When curly braces needed?

Hello, i was trying to find get a command to list duplicated files so i tried

ls dir1 dir2 | awk '{x[$0]++}'

and it didnt work.

After a bit of searching online i found that it works without the curly braces

ls dir1 dir2 | awk 'x[$0]++'  

I thought the curly braces were needed in awk so dont understand why it only works without them.

Can anyone explain?

Thanks

Curly braces in awk enclose the action part of the pattern {action} pair. As you don't supply any pattern, the result is FALSE and nothing is acted. Without the braces, it's a pattern which on second encounter is TRUE, so the default action ( print $0 ) is executed.

If you do not supply a pattern the DEFAULT pattern is TRUE (or match every line)

'{x[$0]++}'

The action is performed, however, that action is not a program that would display any of it.
You can see the result after awk has read every record by:

ls dir1 dir2 | awk '{x[$0]++}; END{ for (i in x){print i, " seen ", x, " time(s)"}}'
'x[$0]++'

without braquets is a pattern. Actually, x[$0] is the pattern, the ++ is to be added after the effect of evaluating if x[$0] contains a value. If there is a value, then, evaluates to TRUE and the default action, if not explicitly declared, would be to print $0 .

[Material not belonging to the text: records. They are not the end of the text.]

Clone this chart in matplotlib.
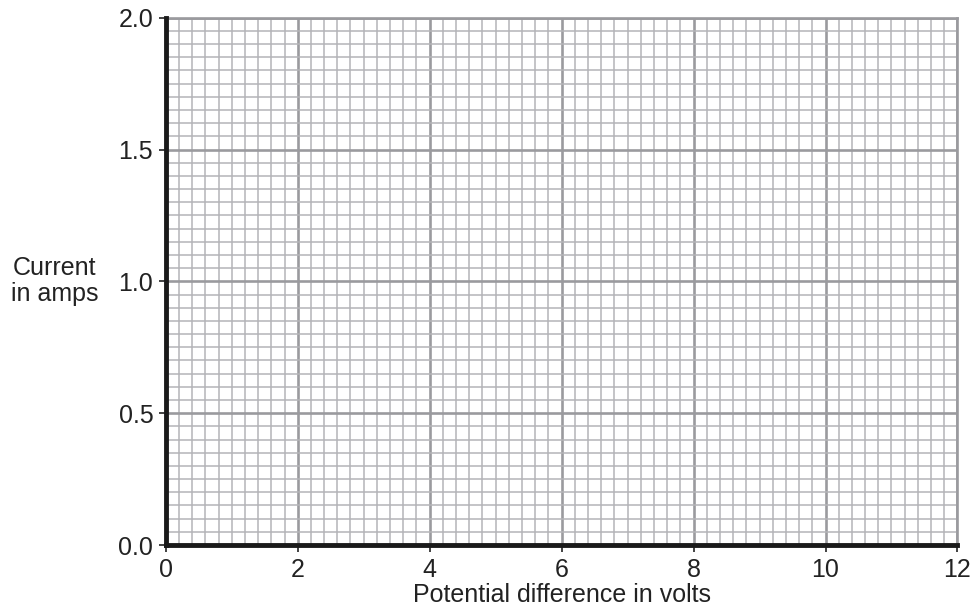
"""
Blank current vs potential difference grid.
"""

import matplotlib.pyplot as plt
import numpy as np

plt.rcParams["font.family"] = ["Liberation Sans", "DejaVu Sans"]

x_ticks = [0, 2, 4, 6, 8, 10, 12]
y_ticks = [0.0, 0.5, 1.0, 1.5, 2.0]
x_label = "Potential difference in volts"
y_label = "Current\nin amps"


def draw_grid():
    fig = plt.figure(figsize=(9.75, 6.11), dpi=100)
    ax = fig.add_axes([0.170, 0.108, 0.812, 0.863])

    ax.set_xlim(x_ticks[0], x_ticks[-1])
    ax.set_ylim(y_ticks[0], y_ticks[-1])

    # minor grid: 10 squares per major division
    ax.set_xticks(np.arange(0, 12.001, 0.2), minor=True)
    ax.set_yticks(np.arange(0, 2.0001, 0.05), minor=True)
    ax.set_xticks(x_ticks)
    ax.set_yticks(y_ticks)
    ax.set_xticklabels([str(t) for t in x_ticks])
    ax.set_yticklabels([f"{t:.1f}" for t in y_ticks])

    ax.grid(True, which="minor", color="#b4b4b8", linewidth=1.1)
    ax.grid(True, which="major", color="#9a9a9e", linewidth=1.9)
    ax.set_axisbelow(True)

    ax.tick_params(which="minor", length=0)
    ax.tick_params(which="major", length=5, width=1.2, color="#222222",
                   labelsize=18, labelcolor="#222222")
    ax.tick_params(axis="x", which="major", pad=4)
    ax.tick_params(axis="y", which="major", pad=4)

    for side in ["left", "bottom"]:
        ax.spines[side].set_linewidth(3.5)
        ax.spines[side].set_color("#1a1a1a")
        ax.spines[side].set_zorder(5)
    for side in ["top", "right"]:
        ax.spines[side].set_linewidth(1.9)
        ax.spines[side].set_color("#9a9a9e")

    ax.set_xlabel(x_label, fontsize=18, color="#222222", labelpad=1)
    ax.set_ylabel(y_label, fontsize=18, color="#222222", rotation=0,
                  ha="center", va="center", labelpad=46, linespacing=1.1)

    plt.savefig("out.png", dpi=100)


if __name__ == "__main__":
    draw_grid()
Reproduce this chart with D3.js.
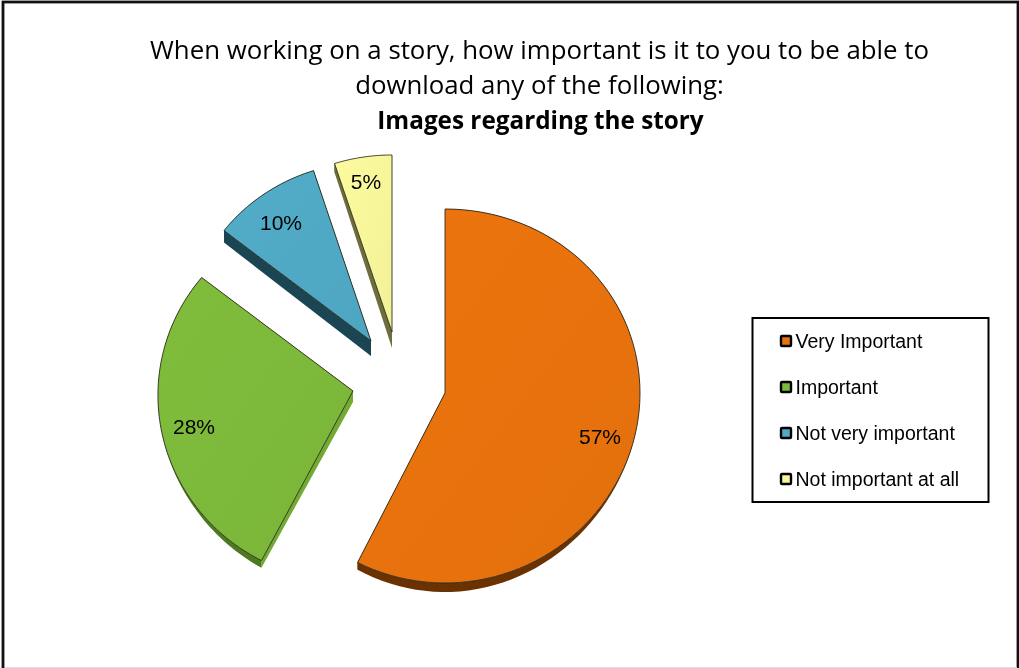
<!DOCTYPE html>
<html><head><meta charset="utf-8">
<script src="https://cdn.jsdelivr.net/npm/d3@7"></script>
<style>html,body{margin:0;padding:0;background:#fff}svg{display:block}</style>
</head><body><svg id="c" width="1019" height="668"></svg>
<script>
const categories = ["Very Important","Important","Not very important","Not important at all"];
const percentValues = [57.4,28.1,9.5,5.0];
const titleLines = ["When working on a story, how important is it to you to be able to","download any of the following:"];
const titleBold = "Images regarding the story";
const topColors = ["#e8720f","#7db93a","#50a9c5","#f8f69b"];
const rimColors = ["#6b3100","#4c7a20","#1c4452","#6d6d3c"];
const edgeColors = ["#6b3100","#72ab30","#1c4452","#6d6d3c"];

const sliceLayout = [
  {cx:445,cy:393,rx:195,ry:187,depth:9,rimDepth:9,shear:0,taper:true},
  {cx:353,cy:391,rx:195,ry:187,depth:11,rimDepth:9,shear:-0.024,taper:true},
  {cx:371,cy:341,rx:186,ry:182,depth:15,rimDepth:12,shear:0,taper:false},
  {cx:392,cy:332,rx:186,ry:180,depth:16,rimDepth:9,shear:0,taper:false}
];
const svg = d3.select("#c");
const defs = svg.append("defs");
topColors.forEach((c,i)=>{
  const g = defs.append("linearGradient").attr("id","g"+i).attr("x1","0").attr("y1","0").attr("x2","1").attr("y2","1");
  g.append("stop").attr("offset","0").attr("stop-color",d3.color(c).brighter(0.06));
  g.append("stop").attr("offset","1").attr("stop-color",d3.color(c).darker(0.06));
});
defs.append("filter").attr("id","soft").append("feGaussianBlur").attr("stdDeviation",0.45);
defs.append("filter").attr("id","softText").append("feGaussianBlur").attr("stdDeviation",0.25);

// outer frame
svg.append("rect").attr("x",3).attr("y",2).attr("width",1015).attr("height",680)
  .attr("fill","#fff").attr("stroke","#111").attr("stroke-width",2.8);
svg.append("line").attr("x1",5).attr("x2",1017).attr("y1",667.5).attr("y2",667.5).attr("stroke","#ddd");

const pie = d3.pie().sort(null).value(d=>d);
const arcs = pie(percentValues);
const lineGen = d3.line();
function project(L,a){
  const c = Math.cos(a), s = Math.sin(a);
  const dy = -L.ry*c + 3*c*c;
  return [L.cx + L.rx*s + L.shear*dy, L.cy + dy];
}
const gSlices = svg.append("g").attr("filter","url(#soft)");
[3,2,1,0].forEach(i=>{
  const L = sliceLayout[i], d = arcs[i];
  const angles = d3.range(81).map(k=>d.startAngle+(d.endAngle-d.startAngle)*k/80);
  const pts = angles.map(a=>project(L,a));
  const rimDrop = a=>L.taper ? L.rimDepth*Math.cos(a)*Math.cos(a) : L.rimDepth;
  const low = angles.map((a,k)=>[pts[k][0],pts[k][1]+rimDrop(a)]);
  const apex = [L.cx,L.cy], apexLow = [L.cx,L.cy+L.depth];
  const g = gSlices.append("g");
  [0,80].forEach(k=>{
    g.append("path").attr("d",lineGen([apex,pts[k],low[k],apexLow])+"Z").attr("fill",edgeColors[i]);
  });
  g.append("path").attr("d",lineGen(pts.concat(low.slice().reverse()))+"Z").attr("fill",rimColors[i]);
  g.append("path").attr("d",lineGen([apex].concat(pts))+"Z")
    .attr("fill",`url(#g${i})`).attr("stroke","#2a2a1c").attr("stroke-width",0.9).attr("stroke-linejoin","round");
});

// value labels
const labelAnchors = [[600,436],[194,426],[281,222],[366,181]];
svg.append("g").attr("filter","url(#softText)").selectAll("text").data(percentValues).join("text")
  .attr("x",(d,i)=>labelAnchors[i][0]).attr("y",(d,i)=>labelAnchors[i][1]).attr("dy","0.36em")
  .attr("text-anchor","middle").attr("font-family","Liberation Sans").attr("font-size",21).attr("fill","#000")
  .text(d=>Math.round(d)+"%");

// title
const tg = svg.append("g").attr("text-anchor","middle").attr("fill","#000").attr("filter","url(#softText)");
tg.selectAll("text.t").data(titleLines).join("text").attr("class","t")
  .attr("x",539.5).attr("y",(d,i)=>59+i*35).attr("font-family","Open Sans").attr("font-size",25.8).text(d=>d);
tg.append("text").attr("x",540.5).attr("y",129).attr("font-family","Open Sans").attr("font-weight",700).attr("font-size",24.3).text(titleBold);

// legend
svg.append("rect").attr("x",752.5).attr("y",318).attr("width",236).attr("height",184).attr("fill","#fff").attr("stroke","#000").attr("stroke-width",2);
const ly = d3.scalePoint().domain(categories).range([341,479]);
const lg = svg.append("g").selectAll("g").data(categories).join("g").attr("transform",d=>`translate(0,${ly(d)})`);
lg.append("rect").attr("x",781).attr("y",-5).attr("width",10).attr("height",10).attr("rx",1).attr("fill",(d,i)=>topColors[i]).attr("stroke","#000").attr("stroke-width",2.4);
lg.append("text").attr("x",795.5).attr("dy","0.36em").attr("font-family","Liberation Sans").attr("font-size",19.5).attr("fill","#000").attr("filter","url(#softText)").text(d=>d);
</script></body></html>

To summarize the principle:

The invocation of AWK always means (whether, implicitly or explicitly) the following:

awk pattern {action}

You can omit one, either pattern or action, but you can not omit both.
If you omit the pattern, the action is performed on each line read.
If you omit the action, print $0 is the action for every time that the pattern evaluates no zero or no empty (FALSE)

4 Likes

Aia, your explanation is correct, the {action} is performed but without printing!
Rather than the lazy

ls dir1 dir2 | awk 'x[$0]++'

I suggest

ls dir1 dir2 | awk '{if ($0 in x) print; else x[$0]}'

that shows that the action needs an explicit print (the print is short for print $0 ). Also it does not assign values to the x array (saves some memory); the lookup ($0 in x) only needs the keys not the values.

And, of course, the single awk statement in:

ls dir1 dir2 | awk '{if ($0 in x) print; else x[$0]}'

can be split into two awk statements (one with a default action and one with a default pattern) producing the same output with less text:

ls dir1 dir2 | awk '$0 in x; {x[$0]}'

But, of course, if instead of printing each line that has appeared more than once you just want to print each line (once) that appears two or more times, you would need to keep a count, but the code is still short:

ls dir1 dir2 dir3 ...| awk 'x[$0]++ == 1'

... should have thought before posting - I'm using the TRUE for missing pattern every day. Sorry for that.

It's not that awk demands { } sometimes and doesn't demand them other times, it's that they mean different things.

awk's syntax can be difficult to grasp at first because there's a lot assumed. When you put a single expression on a line by itself without braces, i.e. X[$0]++ what awk understands that as, is
if(X[$0]++) then print_entire_line

When you use braces, you can put an expression optionally before and after: EXPR1 { STATEMENTS } EXPR2 which turns out to mean:

if(EXPR1)then STATEMENTS
if(EXPR2) then print_entire_line

EXPR1 is assumed to be always true when omitted, EXPR2 is assumed to be always false when omitted.